— Begin Available data —

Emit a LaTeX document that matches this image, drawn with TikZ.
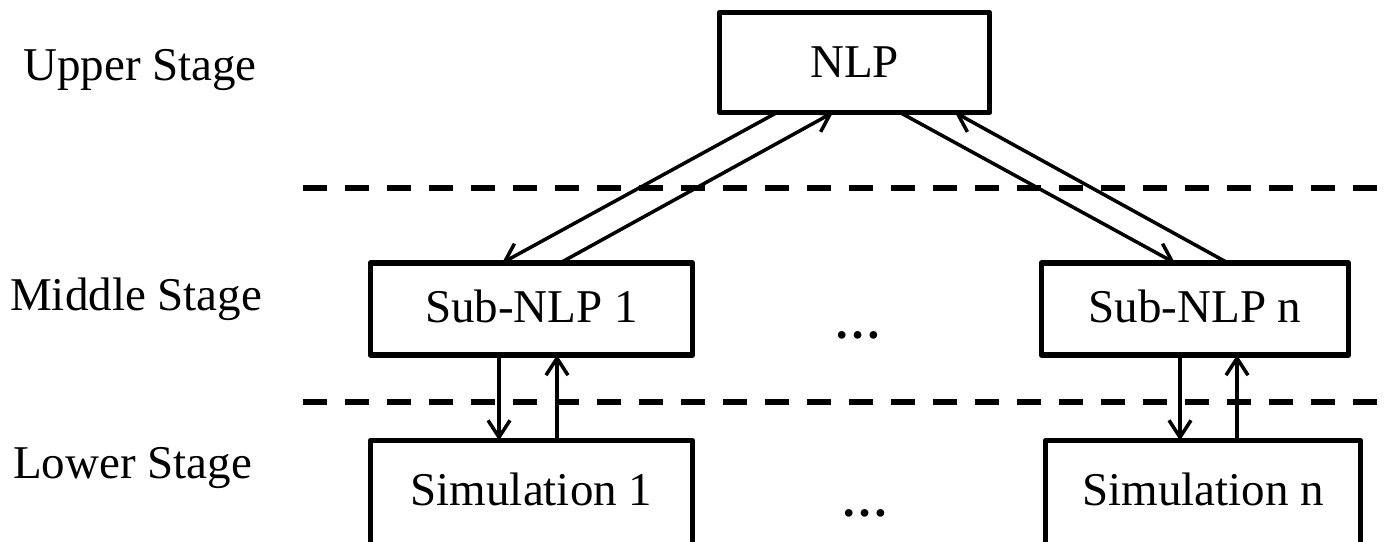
\documentclass[tikz,border=0pt]{standalone}
\usepackage{fontspec}
\setmainfont{Liberation Serif}
\usetikzlibrary{arrows.meta}
\begin{document}
\begin{tikzpicture}[x=1pt,y=-1pt,
  every node/.style={font=\fontsize{47}{56}\selectfont},
  box/.style={draw,line width=5.5pt,line join=round,inner sep=0pt,outer sep=0pt,align=center},
  lbl/.style={inner sep=0pt,anchor=base west},
  dotsnode/.style={inner sep=0pt,anchor=base,font=\fontsize{47}{56}\selectfont\bfseries},
  arr/.style={line width=3.5pt,-{Straight Barb[length=17pt,width=22pt,line width=3.5pt]}},
  sepline/.style={line width=6.5pt,dash pattern=on 24pt off 18pt}]
\clip (0,0) rectangle (1384,541);
\fill[white] (0,0) rectangle (1384,541);
% boxes
\node[box,minimum width=270pt,minimum height=100pt,text height=33pt,text depth=4pt] (nlp) at (854.5,62.5) {NLP};
\node[box,minimum width=322pt,minimum height=92pt,text height=33pt,text depth=6pt] (sub1) at (531.5,309) {Sub-NLP 1};
\node[box,minimum width=307pt,minimum height=92pt,text height=33pt,text depth=6pt] (subn) at (1195,309) {Sub-NLP n};
\node[box,minimum width=322pt,minimum height=104.5pt,text height=33pt,text depth=8pt] (sim1) at (531.5,492.75) {Simulation 1};
\node[box,minimum width=315pt,minimum height=104.5pt,text height=33pt,text depth=8pt] (simn) at (1203,492.75) {Simulation n};
% stage labels
\node[lbl] (upper) at (23,80) {Upper Stage};
\node[lbl] (middle) at (10,310) {Middle Stage};
\node[lbl] (lower) at (13,478) {Lower Stage};
% dots
\node[dotsnode] (dotsmid) at (858,338) {…};
\node[dotsnode] (dotslow) at (865,516) {…};
% separators
\draw[sepline] (303,188) -- (1384,188);
\draw[sepline] (303,402) -- (1384,402);
% connectors upper-middle
\draw[arr] ([xshift=57.5pt]nlp.south west) -- ([xshift=131.5pt]sub1.north west);
\draw[arr] ([xshift=189.5pt]sub1.north west) -- ([xshift=113.5pt]nlp.south west);
\draw[arr] ([xshift=180.5pt]nlp.south west) -- ([xshift=133.5pt]subn.north west);
\draw[arr] ([xshift=186.5pt]subn.north west) -- ([xshift=235.5pt]nlp.south west);
% connectors middle-lower
\draw[arr] ([xshift=128.5pt]sub1.south west) -- ([xshift=128.5pt]sub1.south west |- sim1.north);
\draw[arr] ([xshift=186.5pt]sub1.south west |- sim1.north) -- ([xshift=186.5pt]sub1.south west);
\draw[arr] ([xshift=138.5pt]subn.south west) -- ([xshift=138.5pt]subn.south west |- simn.north);
\draw[arr] ([xshift=195.5pt]subn.south west |- simn.north) -- ([xshift=195.5pt]subn.south west);
\end{tikzpicture}
\end{document}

— End Available data —

▶ _Exercise requirements_
Each line of the data should be quoted exactly, with pictures left out.

▶ _Answer for the task_
Emit a LaTeX document that matches this image, drawn with TikZ.
\documentclass[tikz,border=0pt]{standalone}
\usepackage{fontspec}
\setmainfont{Liberation Serif}
\usetikzlibrary{arrows.meta}
\begin{document}
\begin{tikzpicture}[x=1pt,y=-1pt,
  every node/.style={font=\fontsize{47}{56}\selectfont},
  box/.style={draw,line width=5.5pt,line join=round,inner sep=0pt,outer sep=0pt,align=center},
  lbl/.style={inner sep=0pt,anchor=base west},
  dotsnode/.style={inner sep=0pt,anchor=base,font=\fontsize{47}{56}\selectfont\bfseries},
  arr/.style={line width=3.5pt,-{Straight Barb[length=17pt,width=22pt,line width=3.5pt]}},
  sepline/.style={line width=6.5pt,dash pattern=on 24pt off 18pt}]
\clip (0,0) rectangle (1384,541);
\fill[white] (0,0) rectangle (1384,541);
% boxes
\node[box,minimum width=270pt,minimum height=100pt,text height=33pt,text depth=4pt] (nlp) at (854.5,62.5) {NLP};
\node[box,minimum width=322pt,minimum height=92pt,text height=33pt,text depth=6pt] (sub1) at (531.5,309) {Sub-NLP 1};
\node[box,minimum width=307pt,minimum height=92pt,text height=33pt,text depth=6pt] (subn) at (1195,309) {Sub-NLP n};
\node[box,minimum width=322pt,minimum height=104.5pt,text height=33pt,text depth=8pt] (sim1) at (531.5,492.75) {Simulation 1};
\node[box,minimum width=315pt,minimum height=104.5pt,text height=33pt,text depth=8pt] (simn) at (1203,492.75) {Simulation n};
% stage labels
\node[lbl] (upper) at (23,80) {Upper Stage};
\node[lbl] (middle) at (10,310) {Middle Stage};
\node[lbl] (lower) at (13,478) {Lower Stage};
% dots
\node[dotsnode] (dotsmid) at (858,338) {…};
\node[dotsnode] (dotslow) at (865,516) {…};
% separators
\draw[sepline] (303,188) -- (1384,188);
\draw[sepline] (303,402) -- (1384,402);
% connectors upper-middle
\draw[arr] ([xshift=57.5pt]nlp.south west) -- ([xshift=131.5pt]sub1.north west);
\draw[arr] ([xshift=189.5pt]sub1.north west) -- ([xshift=113.5pt]nlp.south west);
\draw[arr] ([xshift=180.5pt]nlp.south west) -- ([xshift=133.5pt]subn.north west);
\draw[arr] ([xshift=186.5pt]subn.north west) -- ([xshift=235.5pt]nlp.south west);
% connectors middle-lower
\draw[arr] ([xshift=128.5pt]sub1.south west) -- ([xshift=128.5pt]sub1.south west |- sim1.north);
\draw[arr] ([xshift=186.5pt]sub1.south west |- sim1.north) -- ([xshift=186.5pt]sub1.south west);
\draw[arr] ([xshift=138.5pt]subn.south west) -- ([xshift=138.5pt]subn.south west |- simn.north);
\draw[arr] ([xshift=195.5pt]subn.south west |- simn.north) -- ([xshift=195.5pt]subn.south west);
\end{tikzpicture}
\end{document}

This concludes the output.